The danger in confidence-based staking lies in overconfidence. Punters naturally feel most confident about selections they like most, which may not correlate with actual edge. Emotional attachment to certain horses or races inflates perceived confidence beyond justified levels.
Richard Wayman, Director of Racing at the British Horseracing Authority, has noted that the horse population continues to decline and the betting environment remains challenging, with obvious implications for racing’s finances. This broader context underscores why disciplined staking matters—protecting your bankroll allows continued engagement regardless of industry fluctuations.

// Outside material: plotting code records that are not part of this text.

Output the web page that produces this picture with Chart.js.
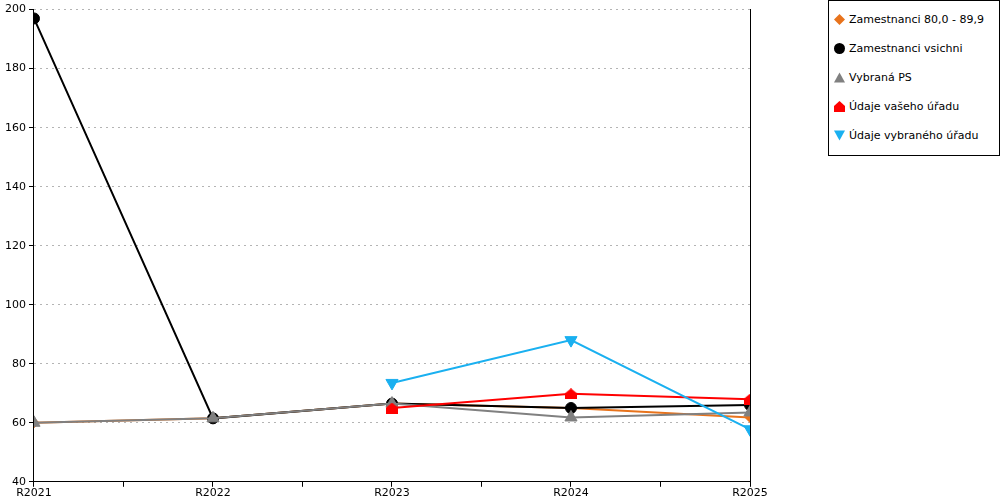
<!DOCTYPE html>
<html>
<head>
<meta charset="utf-8">
<script src="https://cdn.jsdelivr.net/npm/chart.js@4"></script>
<style>
    body { margin: 0; background: #fff; }
    #wrap { position: relative; width: 1000px; height: 500px; }
    #legend {
        position: absolute; left: 828px; top: 0px; width: 170px; height: 154px;
        border: 1px solid #000; background: #fff;
        font-family: 'DejaVu Sans', sans-serif; font-size: 11px; color: #000;
    }
    .item { position: absolute; left: 0; height: 14px; line-height: 14px; white-space: nowrap; }
    .mark { position: absolute; left: 5px; top: 1px; width: 11px; height: 11px; }
    .txt { position: absolute; left: 20px; top: 0; }
</style>
</head>
<body>
<div id="wrap">
    <canvas id="myChart" width="1000" height="500"></canvas>
    <div id="legend"></div>
</div>
<script>
const categories = ['R2021', 'R2022', 'R2023', 'R2024', 'R2025'];

const zam80 = [60, 61.5, 66.5, 65, 61.8];
const zamVsichni = [197, 61.5, 66.5, 65, 66];
const vybranaPS = [60, 61.5, 66.5, 61.8, 63.5];
const vasUrad = [null, null, 65, 69.8, 68];
const vybranyUrad = [null, null, 73.5, 88, 57.8];

const yTicks = [40, 60, 80, 100, 120, 140, 160, 180, 200];

function toPoints(values) {
    return values.map((v, i) => ({ x: i, y: v }));
}

function makeHouse(color) {
    let c = document.createElement('canvas');
    c.width = 12;
    c.height = 11;
    let ctx = c.getContext('2d');
    ctx.fillStyle = color;
    ctx.beginPath();
    ctx.moveTo(6, 0);
    ctx.lineTo(12, 5);
    ctx.lineTo(12, 11);
    ctx.lineTo(0, 11);
    ctx.lineTo(0, 5);
    ctx.closePath();
    ctx.fill();
    return c;
}

function series(label, values, color, style, radius, order, rotation) {
    return {
        label: label,
        data: toPoints(values),
        borderColor: color,
        backgroundColor: color,
        borderWidth: 2,
        pointStyle: style,
        pointRadius: radius,
        pointHoverRadius: radius,
        pointBorderWidth: 1,
        pointRotation: rotation || 0,
        order: order,
        tension: 0
    };
}

const datasets = [
    series('Zamestnanci 80,0 - 89,9', zam80, '#e8731c', 'rectRot', 5, 5),
    series('Zamestnanci vsichni', zamVsichni, '#000000', 'circle', 5.5, 4),
    series('Vybraná PS', vybranaPS, '#808080', 'triangle', 7, 3),
    series('Údaje vašeho úřadu', vasUrad, '#ff0000', makeHouse('#ff0000'), 6, 2),
    series('Údaje vybraného úřadu', vybranyUrad, '#1ab0f0', 'triangle', 7, 1, 180)
];

const legendShapes = [
    'polygon(50% 0, 100% 50%, 50% 100%, 0 50%)',
    'circle(50% at 50% 50%)',
    'polygon(50% 5%, 100% 95%, 0 95%)',
    'polygon(50% 0, 100% 45%, 100% 100%, 0 100%, 0 45%)',
    'polygon(0 5%, 100% 5%, 50% 95%)'
];

let $legend = document.getElementById('legend');
datasets.forEach((ds, i) => {
    let item = document.createElement('div');
    item.className = 'item';
    item.style.top = (12 + i * 29) + 'px';
    let mark = document.createElement('span');
    mark.className = 'mark';
    mark.style.background = ds.borderColor;
    mark.style.clipPath = legendShapes[i];
    let txt = document.createElement('span');
    txt.className = 'txt';
    txt.textContent = ds.label;
    item.append(mark, txt);
    $legend.append(item);
});

Chart.defaults.font.family = "'DejaVu Sans', sans-serif";
Chart.defaults.font.size = 11;
Chart.defaults.color = '#000';

const config = {
    type: 'line',
    data: { datasets: datasets },
    options: {
        responsive: false,
        animation: false,
        devicePixelRatio: 1,
        layout: { padding: { top: 6, right: 250, bottom: 0, left: 2 } },
        plugins: {
            legend: { display: false },
            tooltip: { enabled: false }
        },
        scales: {
            x: {
                type: 'linear',
                min: 0,
                max: categories.length - 1,
                ticks: {
                    stepSize: 0.5,
                    autoSkip: false,
                    maxRotation: 0,
                    padding: 0,
                    callback: v => Number.isInteger(v) ? categories[v] : ''
                },
                grid: {
                    drawOnChartArea: false,
                    tickLength: 5,
                    tickColor: '#000',
                    tickBorderDash: []
                },
                border: { color: '#000', width: 1 }
            },
            y: {
                min: yTicks[0],
                max: yTicks[yTicks.length - 1],
                afterBuildTicks: scale => { scale.ticks = yTicks.map(v => ({ value: v })); },
                ticks: { padding: 3 },
                grid: {
                    color: '#b4b4b4',
                    tickLength: 5,
                    tickColor: '#000',
                    tickBorderDash: []
                },
                border: { color: '#000', width: 1, dash: [2, 4] }
            },
            y2: {
                position: 'right',
                min: yTicks[0],
                max: yTicks[yTicks.length - 1],
                ticks: { display: false },
                grid: { drawOnChartArea: false, drawTicks: false },
                border: { color: '#000', width: 1 }
            }
        }
    }
};

let myChart = new Chart(document.getElementById('myChart'), config);
</script>
</body>
</html>
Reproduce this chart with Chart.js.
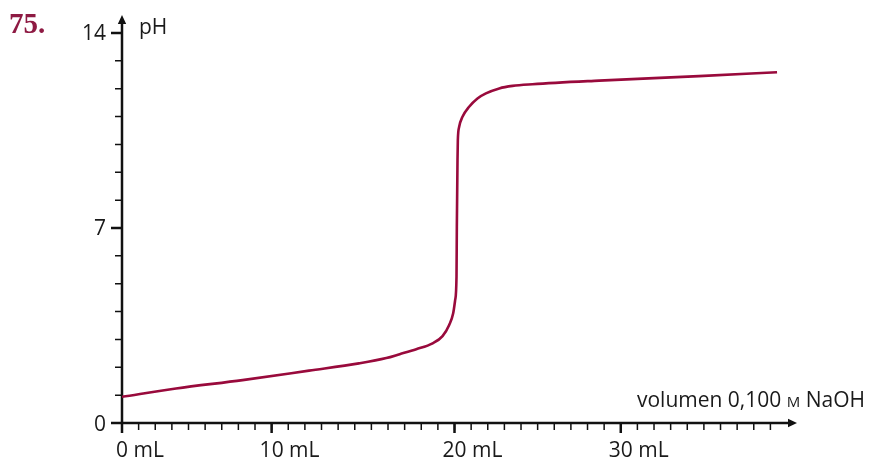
<!DOCTYPE html>
<html>
<head>
<meta charset="utf-8">
<script src="https://cdn.jsdelivr.net/npm/chart.js@4"></script>
<style>
  html, body { margin: 0; padding: 0; background: #fff; }
  canvas { display: block; }
</style>
</head>
<body>
<canvas id="chart" width="871" height="460"></canvas>
<script>
// titration curve (mL NaOH, pH)
const volume = [0, 3.25, 7.25, 11.25, 14.25, 15.9, 16.7, 17.7, 18.68, 19.28, 19.68, 19.92, 20.04, 20.12, 20.14, 20.18, 20.2, 20.28, 20.48, 20.88, 21.38, 21.89, 22.69, 23.49, 24.69, 28.7, 34.7, 39.4];
const ph     = [0.94, 1.24, 1.54, 1.88, 2.14, 2.33, 2.47, 2.65, 2.86, 3.12, 3.52, 3.94, 4.42, 5.25, 7.04, 9.43, 10.15, 10.63, 10.99, 11.35, 11.65, 11.83, 12.01, 12.1, 12.16, 12.29, 12.45, 12.59];

// axis ticks (the "10 mL" mark sits on the 9th small tick in the original)
const xMajorTicks = [0, 9, 20, 30];
const xTickLabels = ['0 mL', '10 mL', '20 mL', '30 mL'];
const xTickNumbers = ['0', '10', '20', '30'];
const xMinorCount = 39;
const yMajorTicks = [0, 7, 14];
const yTickLabels = ['0', '7', '14'];
const yMinorCount = 14;

const xMax = 40.6;
const yMax = 14.645;
const curveColor = '#990a3c';
const textFont = '"Open Sans", "Noto Sans", sans-serif';

const axesPlugin = {
  id: 'axes',
  beforeDatasetsDraw(chart) {
    const { ctx, chartArea: a, scales: { x, y } } = chart;
    const x0 = x.getPixelForValue(0);
    const y0 = y.getPixelForValue(0);
    ctx.save();
    ctx.strokeStyle = '#111';
    ctx.fillStyle = '#111';

    // minor ticks
    ctx.lineWidth = 1.5;
    ctx.beginPath();
    for (let i = 1; i <= xMinorCount; i++) {
      const px = x.getPixelForValue(i);
      ctx.moveTo(px, y0); ctx.lineTo(px, y0 + 7);
    }
    for (let i = 1; i <= yMinorCount; i++) {
      const py = y.getPixelForValue(i);
      ctx.moveTo(x0, py); ctx.lineTo(x0 - 7, py);
    }
    ctx.stroke();

    // major ticks
    ctx.lineWidth = 2.5;
    ctx.beginPath();
    xMajorTicks.forEach(v => {
      const px = x.getPixelForValue(v);
      ctx.moveTo(px, y0); ctx.lineTo(px, y0 + 10);
    });
    yMajorTicks.forEach(v => {
      const py = y.getPixelForValue(v);
      ctx.moveTo(x0, py); ctx.lineTo(x0 - 11, py);
    });
    // axis lines
    ctx.moveTo(x0, y0); ctx.lineTo(a.right - 6, y0);
    ctx.moveTo(x0, y0); ctx.lineTo(x0, a.top + 6);
    ctx.stroke();

    // arrow heads
    ctx.beginPath();
    ctx.moveTo(a.right, y0); ctx.lineTo(a.right - 9, y0 - 4.2); ctx.lineTo(a.right - 9, y0 + 4.2);
    ctx.closePath();
    ctx.moveTo(x0, a.top); ctx.lineTo(x0 - 4.2, a.top + 9); ctx.lineTo(x0 + 4.2, a.top + 9);
    ctx.closePath();
    ctx.fill();

    // tick labels
    ctx.fillStyle = '#1a1a1a';
    ctx.font = '21px ' + textFont;
    ctx.textBaseline = 'alphabetic';
    ctx.textAlign = 'left';
    xMajorTicks.forEach((v, i) => {
      const px = x.getPixelForValue(v);
      const w = ctx.measureText(xTickNumbers[i]).width;
      ctx.fillText(xTickLabels[i], px - w / 2, y0 + 34);
    });
    ctx.textAlign = 'right';
    yMajorTicks.forEach((v, i) => {
      ctx.fillText(yTickLabels[i], x0 - 16, y.getPixelForValue(v) + 7.5);
    });

    // axis titles
    ctx.textAlign = 'left';
    ctx.fillText('pH', x0 + 17, 33.5);
    const part1 = 'volumen 0,100 ';
    const part3 = ' NaOH';
    const big = '21px ' + textFont, small = '15px ' + textFont;
    ctx.font = big;
    const w1 = ctx.measureText(part1).width, w3 = ctx.measureText(part3).width;
    ctx.font = small;
    const w2 = ctx.measureText('M').width;
    let tx = 865 - (w1 + w2 + w3);
    const ty = y0 - 16;
    ctx.font = big; ctx.fillText(part1, tx, ty); tx += w1;
    ctx.font = small; ctx.fillText('M', tx, ty); tx += w2;
    ctx.font = big; ctx.fillText(part3, tx, ty);

    // exercise number
    ctx.fillStyle = '#8e1a43';
    ctx.font = 'bold 29px "Liberation Serif", "DejaVu Serif", serif';
    ctx.fillText('75.', 9, 33);
    ctx.restore();
  }
};

new Chart(document.getElementById('chart'), {
  type: 'line',
  data: {
    datasets: [{
      data: volume.map((v, i) => ({ x: v, y: ph[i] })),
      borderColor: curveColor,
      borderWidth: 2.6,
      pointRadius: 0,
      fill: false,
      cubicInterpolationMode: 'monotone'
    }]
  },
  options: {
    responsive: false,
    animation: false,
    devicePixelRatio: 1,
    layout: { padding: { left: 122, right: 74, top: 15, bottom: 37 } },
    scales: {
      x: { type: 'linear', min: 0, max: xMax, display: false },
      y: { min: 0, max: yMax, display: false }
    },
    plugins: { legend: { display: false }, tooltip: { enabled: false } }
  },
  plugins: [axesPlugin]
});
</script>
</body>
</html>
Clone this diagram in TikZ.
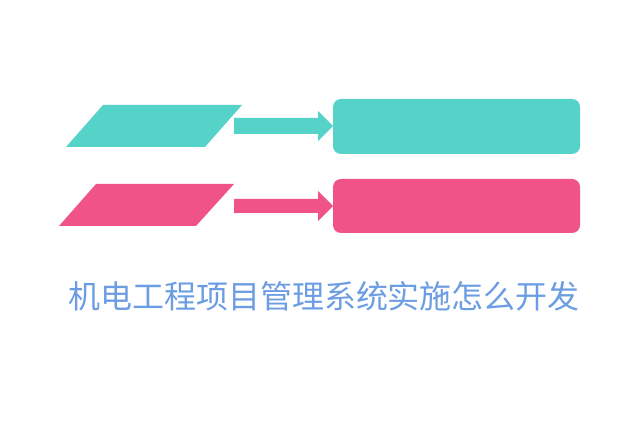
\documentclass[tikz,border=0pt]{standalone}
\usepackage{fontspec}
\newfontfamily\cjk{Noto Sans CJK SC}
\definecolor{teal}{HTML}{56D3C9}
\definecolor{rose}{HTML}{EF5388}
\definecolor{title}{HTML}{6C9DE2}
\begin{document}
\begin{tikzpicture}[x=1pt,y=-1pt]
	\tikzset{box/.style={rounded corners=8pt}}
	\useasboundingbox (0,0) rectangle (640,427);
	% upper row
	\fill [teal] (103,105) -- (242,105) -- (205,147) -- (66,147) -- cycle;
	\fill [teal] (234,118) -- (318,118) -- (318,111) -- (333,126) -- (318,141) -- (318,134) -- (234,134) -- cycle;
	\fill [teal,box] (333,99) rectangle (580,154);
	% lower row
	\fill [rose] (96,184) -- (234,184) -- (196,226) -- (59,226) -- cycle;
	\fill [rose] (234,199) -- (318,199) -- (318,191) -- (333,206) -- (318,221) -- (318,213) -- (234,213) -- cycle;
	\fill [rose,box] (333,179) rectangle (580,233);
	% title
	\node (title) [text=title] at (324,296) {\cjk\fontsize{32}{32}\selectfont 机电工程项目管理系统实施怎么开发};
\end{tikzpicture}
\end{document}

Combine confidence-based staking with maximum limits. Even a high-confidence opportunity should not exceed 5% of bankroll; a single loss at that level significantly impacts capital. Limits prevent overexposure when confidence proves misplaced.
Review your confidence assessments regularly. Compare predictions against outcomes to calibrate your judgment. Well-calibrated confidence creates genuine staking advantages; poorly calibrated confidence merely increases variance.
Research indicates that trifecta dividends systematically exceed tricast dividends by approximately 26% across UK handicap racing. This systematic edge supports confidence-based staking when you can identify which specific races offer the strongest value within this general pattern.
Whichever staking plan you choose, commit to it fully. Mixing approaches or abandoning rules mid-session negates the benefits that systematic staking provides. Discipline matters more than the specific plan selected.
Start with simpler staking approaches and progress to more complex systems as your experience grows. Level staking provides an excellent foundation; percentage and confidence-based approaches can follow once discipline becomes habitual rather than effortful.
Document your staking plan in writing before implementation. This written commitment creates accountability and provides reference when emotions tempt deviation from established rules. Review and refine your plan quarterly based on accumulated results.